Ultimately I think the best way to understand large neural network will not be in terms of neuron connection statistics, but in terms of the frequencies and rhythms the network can generate and support. To go a bit further, I believe this structural transform also makes it easier to quantify resonance inside neural networks (and treat a brain region as an acoustic chamber, in which certain patterns resonate much more strongly than others), something I think is very important.

 

*A little more on the complex topology and state of neural networks: neural networks have ‘state’ in that each neuron is a unique device with its own internal variables. We can’t understand exactly how the network works, and what frequencies and rhythms it can support, unless we can decipher the internal settings of each neuron in the network (and this changes over time). Contrast this with sound, where the signal medium doesn’t have state.

Likewise, neural networks have ‘complex topology’. Sound waves travel in straight lines in three dimensions (“simple/euclidean topology”). However, signals in neural networks travel along the connections between neurons, which are definitely not arranged in neat, straight lines. It’s more like high-dimensional, non-euclidean space, an “Alice in Wonderland” style area where things don’t move in straight lines so much as between a tangled web of nodes. This is NOT to say that there is NO frequency to be analyzed, nor that other elements of audio theory (resonance, harmonics, constructive/destructive interference) aren’t present. There is and they are. It’s just that we need to find SOME way to simplify the topology before we can start to quantify the frequency data and apply concepts from audio theory. And if we ignore the problem and don’t bother with this sort of simplification/normalization, we’ll never get good frequency data, period.

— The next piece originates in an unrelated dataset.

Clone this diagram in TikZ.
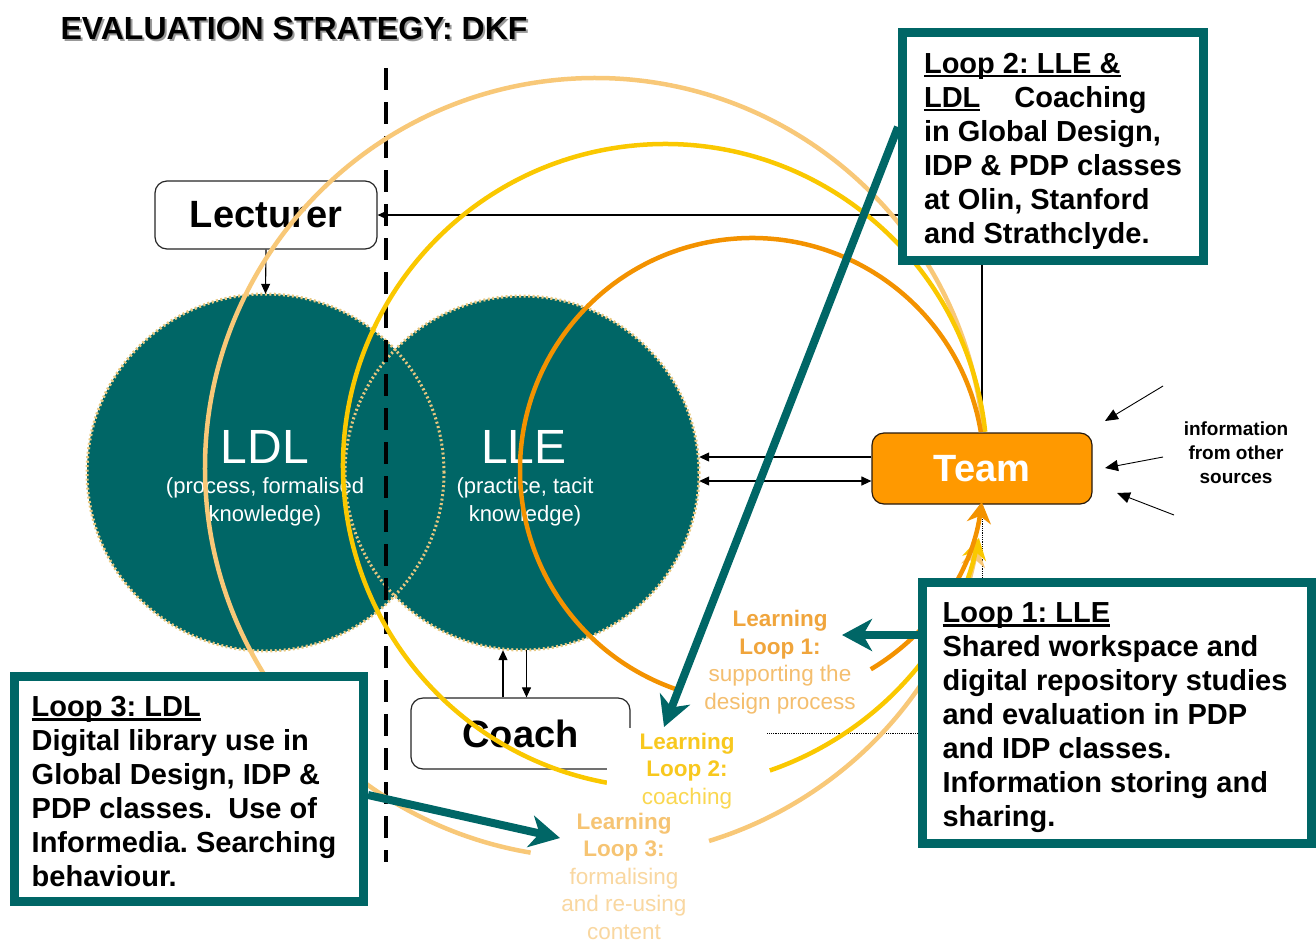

At any rate, this is a possible approach, and it may or may not end up workable. But however we enable frequency analysis inside the brain, I hope more people start thinking seriously about the normalization problem soon. Frequency is of central importance in neural function, and having a method to normalize frequency within the brain will be central in understanding how it all works.

 

Image: Neurons from the limbic area of the Central Nervous System. Image copyright and courtesy of Bryan W. Jones.

[1] I’m reminded of this curmudgeonly letter regarding the ‘omics’ situation:

It is an old maxim that if you want to get on, invent a new word for your particular niche in an old area, and so become an instant expert. This process seems to have gone mad. A recent article in The Scientist that referred to “nutri genomics” [1] prompted me to see just how many -omics had now been coined. Well over 100 neologisms are listed at http://www.genomicglossaries.com/content/omes.asp. A few of the more ghastly examples are foldomics, functomics, GPCRomics, inomics, ionomics, interactomics, ligandomics, localizomics, pharmacomethylomics and separomics. None of these refers to areas of work that did not exist before the coining of the new word. Perhaps, as an electrophysiologist working on recombinant ion channels, I should dub myself an expert on ohmomics.

This habit of coining fancy words for old ideas might be thought harmless, merely a source of endless mirth for thinking scientists. I’m not so sure though. Apart from reinforcing the view of scientists as philistine illiterates (at least when it comes to etymology), actual harm is done to science as the public becomes aware that some among us seem to prefer long words to clarity of thought.